Letter from... Rome
By Maurizio Maione, Vice president, SEC Newgate
With images of people getting back to the old life from North to South, whilst enjoying an aperitif, I reflected on the real reach and consistency of adopting positive change in our lives. Is there a possibility for humanity take the lessons learnt from this experience and make lasting improvements? Or are we conditioned to return to our old and comfortable habits?
I’ve been challenged by the fact that people no longer seem to care about social distancing, particularly once they have the pleasure of good company and good times. What really concerns me, is the spoiled opportunity to adopt more sound values and visions in everyday life.
From the media to people’s chatting, attitudes have changed from we are “all United” to a more hapless “all will end up well”. Similarly, positive murmurings are starting to wear off.
Indeed, I fear that we are not taking the opportunity for salvation we’ve been given.
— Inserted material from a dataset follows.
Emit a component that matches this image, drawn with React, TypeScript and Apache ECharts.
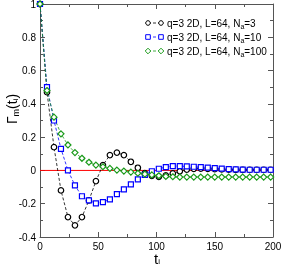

Our lives made a complete U turn as did attitudes and values when it came to our instinct for conservation. However, you really need lots of focus to keep the momentum and maintain new attitudes and values that are crucial during critical times.
Having survived a potentially lethal illness myself, how we live has had a lasting impact on me and I feel I’ve watched the process of normality return before. I am one of the survivor pack, luckily one of an increasing panel these days, as I survived a blood cancer some 10 years ago. I perfectly recall the process by which I returned to the normal habits I had before getting ill. The clear vision and ambitions of changing my life towards more positive ends slowly faded away the longer the distance with the illness grew.
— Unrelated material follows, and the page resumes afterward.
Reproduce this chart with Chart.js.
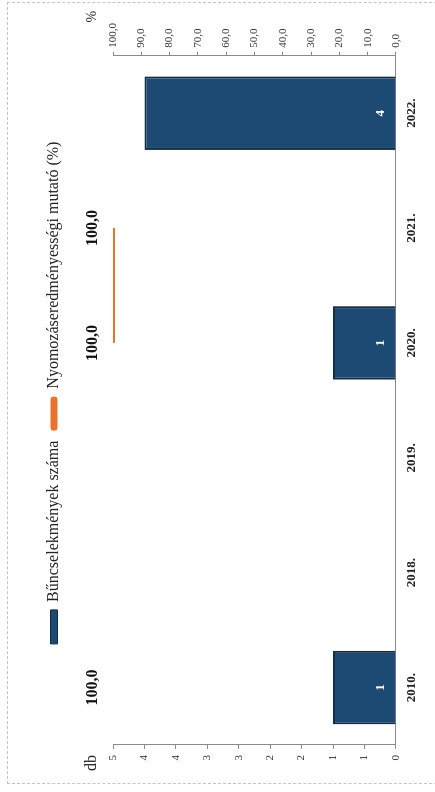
<!DOCTYPE html>
<html>
<head>
<meta charset="utf-8">
<script src="https://cdn.jsdelivr.net/npm/chart.js@4/dist/chart.umd.min.js"></script>
<style>
  html, body { margin: 0; padding: 0; background: #fff; }
  body { width: 435px; height: 792px; overflow: hidden; position: relative; }
  #frame {
    position: absolute; left: 7px; top: 2px; width: 440px; height: 782px;
    border: 1px dashed #c4c4c4; box-sizing: border-box;
  }
  /* a diagram fekvő, ezért elforgatva rajzoljuk */
  #wrap {
    position: absolute; left: 0; top: 0; width: 792px; height: 435px;
    transform-origin: 0 0;
    transform: translate(0px, 792px) rotate(-90deg);
  }
</style>
</head>
<body>
<div id="frame"></div>
<div id="wrap"><canvas id="chart" width="792" height="435"></canvas></div>
<script>
const years = ['2010.', '2018.', '2019.', '2020.', '2021.', '2022.'];
const crimeCounts = [1, null, null, 1, null, 4];          // Bűncselekmények száma (db)
const clearanceRates = [100, null, null, 100, 100, null]; // Nyomozáseredményességi mutató (%)
const countTicks = [0, 0.5, 1, 1.5, 2, 2.5, 3, 3.5, 4, 4.5];
const rateTicks = [0, 10, 20, 30, 40, 50, 60, 70, 80, 90, 100];

const serif = '"Liberation Serif", "DejaVu Serif", serif';
const fmtRate = v => v.toFixed(1).replace('.', ',');

// több hely a jelmagyarázat alatt
const legendSpacer = {
  id: 'legendSpacer',
  beforeInit(chart) {
    const fit = chart.legend.fit;
    chart.legend.fit = function () {
      fit.call(this);
      this.height += 41;
    };
  }
};

// adatcímkék és tengelycímek
const valueLabels = {
  id: 'valueLabels',
  afterDatasetsDraw(chart) {
    const { ctx, chartArea } = chart;
    ctx.save();
    ctx.textAlign = 'center';
    ctx.textBaseline = 'middle';

    ctx.font = 'bold 13px ' + serif;
    ctx.fillStyle = '#ffffff';
    chart.getDatasetMeta(0).data.forEach((bar, i) => {
      if (crimeCounts[i] == null) return;
      ctx.fillText(String(crimeCounts[i]), bar.x, bar.base - 15);
    });

    ctx.font = 'bold 16px ' + serif;
    ctx.fillStyle = '#111111';
    chart.getDatasetMeta(1).data.forEach((pt, i) => {
      if (clearanceRates[i] == null) return;
      ctx.fillText(fmtRate(clearanceRates[i]), pt.x, pt.y - 20);
    });

    ctx.fillStyle = '#222222';
    ctx.font = '16px ' + serif;
    ctx.fillText('db', chartArea.left - 18, chartArea.top - 21);
    ctx.font = '14px ' + serif;
    ctx.fillText('%', chartArea.right + 39, chartArea.top - 21);
    ctx.restore();
  }
};

new Chart(document.getElementById('chart'), {
  data: {
    labels: years,
    datasets: [
      {
        type: 'bar',
        label: 'Bűncselekmények száma',
        data: crimeCounts,
        yAxisID: 'y',
        backgroundColor: '#1c4a72',
        borderColor: '#132c44',
        borderWidth: 2,
        categoryPercentage: 1,
        barPercentage: 0.64
      },
      {
        type: 'line',
        label: 'Nyomozáseredményességi mutató (%)',
        data: clearanceRates,
        yAxisID: 'y1',
        borderColor: '#e8732a',
        backgroundColor: '#e8732a',
        borderWidth: 4,
        borderCapStyle: 'butt',
        pointRadius: 0,
        spanGaps: false,
        tension: 0
      }
    ]
  },
  options: {
    responsive: false,
    animation: false,
    devicePixelRatio: 1,
    layout: { padding: { top: 36, left: 25.5, right: 19, bottom: 7.5 } },
    plugins: {
      legend: {
        position: 'top',
        labels: {
          boxWidth: 34,
          boxHeight: 7,
          padding: 10,
          color: '#222',
          font: { family: serif, size: 16 },
          generateLabels(chart) {
            const items = Chart.defaults.plugins.legend.labels.generateLabels(chart);
            items.forEach(it => {
              it.lineWidth = it.datasetIndex === 1 ? 0 : 1;
              it.borderRadius = it.datasetIndex === 1 ? 3 : 0;
            });
            return items;
          },
          useBorderRadius: true
        }
      },
      tooltip: { enabled: false }
    },
    scales: {
      x: {
        grid: { display: false, drawTicks: false, tickLength: 0 },
        border: { display: true, color: '#8a8a8a', width: 1 },
        ticks: {
          padding: 8,
          color: '#222',
          font: { family: serif, size: 13, weight: 'bold' }
        }
      },
      y: {
        position: 'left',
        min: 0,
        max: 4.5,
        afterBuildTicks(scale) { scale.ticks = countTicks.map(v => ({ value: v })); },
        grid: { drawOnChartArea: false, tickLength: 4, color: '#8a8a8a' },
        border: { display: true, color: '#8a8a8a', width: 1 },
        ticks: {
          padding: 6,
          color: '#333',
          font: { family: serif, size: 11 },
          callback: v => String(Math.round(v))
        }
      },
      y1: {
        position: 'right',
        min: 0,
        max: 100,
        afterBuildTicks(scale) { scale.ticks = rateTicks.map(v => ({ value: v })); },
        grid: { drawOnChartArea: false, tickLength: 4, color: '#8a8a8a' },
        border: { display: true, color: '#8a8a8a', width: 1 },
        ticks: {
          padding: 4,
          color: '#333',
          font: { family: serif, size: 11 },
          callback: v => fmtRate(v)
        }
      }
    }
  },
  plugins: [legendSpacer, valueLabels]
});
</script>
</body>
</html>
I did retain a few basic lessons that I learnt at that time. But the process was, I believe, an inevitable defence from an experience that touched me very deeply. Pushing the pain I had experienced to the back of my conscious, returning to my previous life was a way to protect myself and continue life.
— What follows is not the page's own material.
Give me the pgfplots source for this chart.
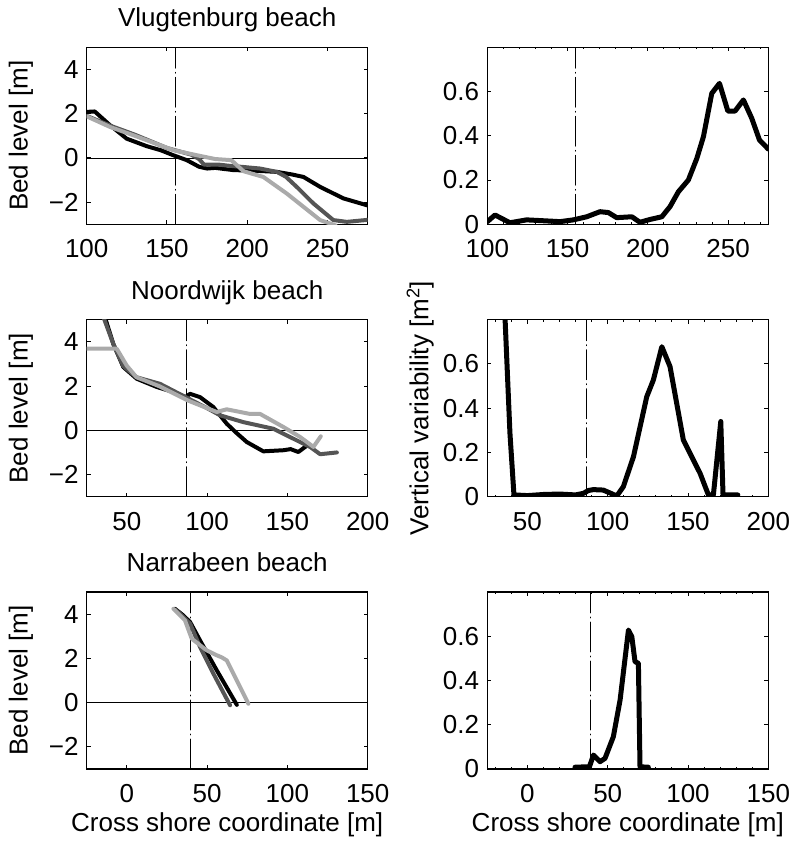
\documentclass[border=0pt]{standalone}
\usepackage{fontspec}
\setmainfont{Liberation Sans}
\usepackage{pgfplots}
\pgfplotsset{compat=1.18}
\definecolor{dgray}{RGB}{85,85,85}
\definecolor{lgray}{RGB}{170,170,170}
\pgfplotsset{
  panel/.style={
    scale only axis, width=281pt, height=177pt,
    axis line style={line width=1.2pt},
    tick style={black, line width=1pt},
    major tick length=4pt, minor tick length=2pt,
    tick align=inside, tick pos=both,
    xticklabel pos=bottom, yticklabel pos=left,
    /pgf/number format/assume math mode=true,
    xticklabel style={inner sep=0pt, anchor=north, yshift=-15pt},
    yticklabel style={inner sep=0pt, anchor=east, xshift=-8pt},
    ylabel style={at={(axis description cs:-0.19,0.5)}, anchor=south, inner sep=0pt, rotate=0},
    xlabel style={at={(axis description cs:0.5,0)}, anchor=base, inner sep=0pt, yshift=-62pt},
    title style={at={(axis description cs:0.5,1)}, anchor=base, inner sep=0pt, yshift=14.6pt},
    every axis plot/.append style={line join=round, line cap=round},
  },
  bed/.style={panel, ymin=-3, ymax=5, ytick={-2,0,2,4}, yticklabels={−2,0,2,4}, ylabel={Bed level [m]}},
  var/.style={panel, ymin=0, ymax=0.8, ytick={0,0.2,0.4,0.6}, yticklabels={0,0.2,0.4,0.6}},
  dd/.style={black, line width=0.8pt, dash pattern=on 30pt off 4pt on 1pt off 4pt},
}
\begin{document}
\fontsize{26}{30}\selectfont
\begin{tikzpicture}
\path[use as bounding box] (0,0) rectangle (793pt,841pt);
% ---------- Row 1 ----------
\begin{axis}[bed, at={(86.7pt,616.7pt)}, anchor=south west,
  xmin=100, xmax=275, xtick={100,150,200,250}, title={Vlugtenburg beach}]
\addplot[black, line width=0.8pt] coordinates {(100,0) (275,0)};
\addplot[dd] coordinates {(155,-3) (155,5)};
\addplot[black, line width=4pt] coordinates {(100,2.08)(105,2.1)(114.5,1.48)(124.9,0.87)(137.4,0.53)(146,0.35)(154,0.12)(162.3,-0.1)(170,-0.4)(175,-0.48)(180,-0.45)(191.3,-0.55)(205,-0.58)(218.4,-0.63)(228,-0.75)(235,-0.86)(245.4,-1.31)(259.9,-1.83)(275,-2.15)};
\addplot[dgray, line width=4pt] coordinates {(100,1.9)(115,1.45)(130,1.05)(150,0.45)(165,0.15)(170,-0.05)(173,-0.3)(182,-0.3)(188,-0.35)(197.6,-0.41)(208,-0.48)(218.4,-0.63)(224,-0.85)(230.8,-1.31)(241.2,-2.06)(253.6,-2.81)(262,-2.89)(275,-2.8)};
\addplot[lgray, line width=4pt] coordinates {(100,1.88)(114.5,1.4)(130,1.0)(154,0.35)(170,0.1)(180,-0.05)(190,-0.1)(191.3,-0.18)(197.6,-0.6)(210,-0.86)(224.6,-1.61)(235,-2.21)(245.4,-2.81)(255,-3.05)};
\end{axis}
\begin{axis}[var, at={(487.3pt,616.7pt)}, anchor=south west,
  xmin=100, xmax=275, xtick={100,150,200,250}, minor xtick={110,120,...,270}]
\addplot[dd] coordinates {(155,0) (155,0.8)};
\addplot[black, line width=5pt] coordinates {(100,0.012)(104.8,0.042)(114.1,0.007)(124.5,0.02)(134.9,0.016)(145.3,0.012)(153.6,0.02)(161.9,0.034)(170.2,0.057)(175.4,0.053)(180.6,0.03)(190,0.034)(195.1,0.009)(201.4,0.022)(208.7,0.034)(213.8,0.08)(219,0.147)(225.2,0.2)(230.5,0.298)(234.6,0.396)(239.8,0.592)(244.6,0.637)(249.8,0.512)(254.3,0.512)(259.5,0.562)(264.7,0.479)(269.5,0.381)(275,0.34)};
\end{axis}
% ---------- Row 2 ----------
\begin{axis}[bed, at={(86.7pt,344.3pt)}, anchor=south west,
  xmin=25, xmax=200, xtick={50,100,150,200}, title={Noordwijk beach}]
\addplot[black, line width=0.8pt] coordinates {(25,0) (200,0)};
\addplot[dd] coordinates {(87,-3) (87,5)};
\addplot[black, line width=4pt] coordinates {(36.4,5.1)(41.6,3.9)(47.8,2.86)(56.2,2.33)(68.6,1.96)(79,1.73)(86.5,1.5)(89.4,1.65)(95.6,1.5)(103.9,1.05)(112.2,0.3)(118,-0.1)(124.7,-0.53)(135,-0.95)(147.5,-0.9)(152,-0.85)(156.8,-0.98)(162,-0.7)};
\addplot[dgray, line width=4pt] coordinates {(35,5.2)(41.6,3.9)(47.8,2.9)(56,2.4)(70.7,2.1)(80,1.75)(88,1.45)(100,1.0)(108,0.68)(122.6,0.37)(141.3,0.07)(157.9,-0.53)(164.1,-0.75)(170.4,-1.08)(180.8,-1.0)};
\addplot[lgray, line width=4pt] coordinates {(25,3.69)(43.7,3.69)(49.9,2.93)(56,2.4)(70,2.0)(88,1.35)(100,1.0)(106,0.83)(112.2,0.95)(126.7,0.74)(133,0.74)(147.5,0.15)(157.9,-0.3)(166.2,-0.75)(170.8,-0.27)};
\end{axis}
\begin{axis}[var, at={(487.3pt,344.3pt)}, anchor=south west,
  xmin=25, xmax=200, xtick={50,100,150,200}, minor xtick={30,40,...,190},
  ylabel={Vertical variability [m\textsuperscript{2}]}]
\addplot[dd] coordinates {(86.5,0) (86.5,0.8)};
\addplot[black, line width=5pt] coordinates {(35.5,0.9)(39.1,0.287)(41.6,0.008)(50,0.005)(60,0.01)(70,0.012)(80,0.008)(84.8,0.015)(88,0.028)(91,0.032)(97.2,0.03)(102,0.015)(105.6,0.003)(109.7,0.045)(116,0.18)(124.3,0.452)(128.4,0.527)(133.7,0.678)(138.8,0.588)(147.1,0.256)(153.3,0.166)(157.5,0.106)(162.7,0.008)(165.8,0.008)(170.4,0.34)(171.8,0.008)(181,0.008)};
\end{axis}
% ---------- Row 3 ----------
\begin{axis}[bed, at={(86.7pt,72pt)}, anchor=south west,
  xmin=-25, xmax=150, xtick={0,50,100,150}, title={Narrabeen beach},
  xlabel={Cross shore coordinate [m]}]
\addplot[black, line width=0.8pt] coordinates {(-25,0) (150,0)};
\addplot[dd] coordinates {(39.5,-3) (39.5,5)};
\addplot[black, line width=4pt] coordinates {(30,4.24)(35,3.95)(39.4,3.64)(45.6,2.81)(56,1.46)(68.5,-0.1)};
\addplot[dgray, line width=4pt] coordinates {(30.5,4.2)(39.4,3.57)(45.6,2.51)(53.9,1.31)(64.3,-0.12)};
\addplot[lgray, line width=4pt] coordinates {(29,4.24)(36.2,3.72)(40.4,2.89)(49.8,2.36)(56,2.14)(59,2.05)(62.2,1.91)(68.5,1.0)(75.7,-0.05)};
\end{axis}
\begin{axis}[var, at={(487.3pt,72pt)}, anchor=south west,
  xmin=-25, xmax=150, xtick={0,50,100,150}, minor xtick={-20,-10,...,140},
  xlabel={Cross shore coordinate [m]}]
\addplot[dd] coordinates {(39,0) (39,0.8)};
\addplot[black, line width=5pt] coordinates {(29.6,0.008)(36.9,0.01)(38.5,0.008)(41.1,0.063)(45.2,0.033)(48.3,0.048)(53.5,0.146)(57.7,0.312)(62.9,0.628)(65,0.598)(67,0.485)(69.1,0.478)(70.1,0.01)(75.3,0.008)};
\end{axis}
\end{tikzpicture}
\end{document}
Whilst I am only one small cog in the grand scheme of things, I know that I too have contributed to the wasted opportunity we’ve been given and lost. As a human race that adds up to a significant figure of individuals. Would it have been preferable to keep and maintain more equitable, united and gentle attitudes established by Covid-19 society? Or can we move on and maintain a grasp on the basics of this incredible psychological and social experience?
Perhaps Monty Python was on to something in terms of the meaning of life.